Monday, July 1, 2013

How the Supreme Court DOMA Ruling Affects Estate Taxes (Part 1)

Prior to the U.S. Supreme Court ruling that DOMA is unconstitutional (United States v. Windsor), married gay and lesbian couples could not take advantage of the federal “unlimited marital deduction” available to other married couples (note that this rule is applicable only to U.S. citizens).  Through the unlimited marital deduction, a married person can give an unlimited amount of assets, either by gift during his or her lifetime or by bequest upon death, to his or her spouse without incurring any federal gift or estate taxes.  Therefore, regardless of the value of the estate, a married couple can easily avoid paying any estate taxes upon the first death.

Prior to Windsor, for a married gay or lesbian couple, if the total value of the first spouse’s estate exceeded the applicable exclusion amount (currently $5.25 million), the surviving spouse who inherited the estate would have had to pay estate taxes of up to 40% on all assets over the exclusion amount.  Now, married gay and lesbian couples can also take advantage of the unlimited marital deduction.

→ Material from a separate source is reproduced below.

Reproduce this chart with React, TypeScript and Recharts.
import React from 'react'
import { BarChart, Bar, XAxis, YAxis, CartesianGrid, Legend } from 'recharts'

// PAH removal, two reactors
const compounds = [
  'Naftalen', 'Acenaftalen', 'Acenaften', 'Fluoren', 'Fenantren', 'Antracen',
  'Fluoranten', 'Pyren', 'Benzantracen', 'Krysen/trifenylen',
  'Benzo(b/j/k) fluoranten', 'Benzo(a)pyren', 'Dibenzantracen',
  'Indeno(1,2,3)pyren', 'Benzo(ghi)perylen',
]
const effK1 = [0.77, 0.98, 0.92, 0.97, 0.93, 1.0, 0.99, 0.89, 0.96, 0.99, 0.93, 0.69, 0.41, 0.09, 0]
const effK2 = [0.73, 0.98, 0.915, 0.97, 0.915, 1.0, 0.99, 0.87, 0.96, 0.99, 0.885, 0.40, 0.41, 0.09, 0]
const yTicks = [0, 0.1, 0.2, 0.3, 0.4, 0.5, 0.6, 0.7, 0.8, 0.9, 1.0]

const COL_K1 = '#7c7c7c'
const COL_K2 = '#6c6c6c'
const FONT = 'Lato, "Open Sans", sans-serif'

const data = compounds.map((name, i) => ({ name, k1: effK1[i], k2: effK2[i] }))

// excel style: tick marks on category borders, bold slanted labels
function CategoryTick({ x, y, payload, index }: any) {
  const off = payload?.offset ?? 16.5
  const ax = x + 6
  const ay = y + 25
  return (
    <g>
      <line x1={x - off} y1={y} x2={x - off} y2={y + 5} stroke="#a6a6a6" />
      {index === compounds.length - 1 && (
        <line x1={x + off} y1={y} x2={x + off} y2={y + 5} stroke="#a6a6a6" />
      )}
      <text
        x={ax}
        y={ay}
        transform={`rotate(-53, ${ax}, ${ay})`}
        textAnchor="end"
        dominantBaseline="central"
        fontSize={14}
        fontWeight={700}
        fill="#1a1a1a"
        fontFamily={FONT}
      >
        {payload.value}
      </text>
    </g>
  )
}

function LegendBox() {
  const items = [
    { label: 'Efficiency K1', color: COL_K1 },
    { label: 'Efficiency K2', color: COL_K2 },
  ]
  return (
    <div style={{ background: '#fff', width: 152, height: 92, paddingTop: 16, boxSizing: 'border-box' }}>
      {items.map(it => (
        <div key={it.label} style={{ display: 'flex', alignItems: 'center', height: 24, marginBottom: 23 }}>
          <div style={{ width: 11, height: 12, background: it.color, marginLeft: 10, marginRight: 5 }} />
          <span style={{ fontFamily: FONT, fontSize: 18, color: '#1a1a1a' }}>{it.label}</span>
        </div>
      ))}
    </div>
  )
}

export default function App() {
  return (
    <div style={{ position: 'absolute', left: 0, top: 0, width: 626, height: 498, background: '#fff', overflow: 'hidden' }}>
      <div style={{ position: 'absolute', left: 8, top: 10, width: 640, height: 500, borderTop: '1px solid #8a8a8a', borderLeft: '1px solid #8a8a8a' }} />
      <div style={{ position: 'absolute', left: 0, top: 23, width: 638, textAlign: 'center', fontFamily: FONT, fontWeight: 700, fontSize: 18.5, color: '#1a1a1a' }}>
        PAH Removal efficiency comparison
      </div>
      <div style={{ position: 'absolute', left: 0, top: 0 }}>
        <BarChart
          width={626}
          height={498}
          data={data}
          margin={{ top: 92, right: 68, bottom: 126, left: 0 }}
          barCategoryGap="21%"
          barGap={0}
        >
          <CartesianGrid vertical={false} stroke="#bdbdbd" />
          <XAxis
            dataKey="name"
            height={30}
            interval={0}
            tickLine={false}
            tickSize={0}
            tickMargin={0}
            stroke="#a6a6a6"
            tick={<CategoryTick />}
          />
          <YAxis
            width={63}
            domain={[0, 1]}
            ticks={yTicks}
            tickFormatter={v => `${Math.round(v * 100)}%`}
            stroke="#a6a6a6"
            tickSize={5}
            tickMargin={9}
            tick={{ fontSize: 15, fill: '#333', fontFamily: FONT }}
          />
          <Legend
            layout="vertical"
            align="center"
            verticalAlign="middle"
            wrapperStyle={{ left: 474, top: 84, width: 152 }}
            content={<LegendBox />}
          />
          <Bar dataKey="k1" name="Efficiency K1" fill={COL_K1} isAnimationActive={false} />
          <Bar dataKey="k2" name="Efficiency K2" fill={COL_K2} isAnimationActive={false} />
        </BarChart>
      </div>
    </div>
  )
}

Another estate tax advantage now available to gay and lesbian couples is portability, which will be addressed in Part 2.

Of course, federal estate tax planning is only one component of a comprehensive estate plan.  Regardless of whether or not you have a taxable estate, a good estate plan is essential if you wish to make things as easy as possible for your loved ones upon your death or incapacity.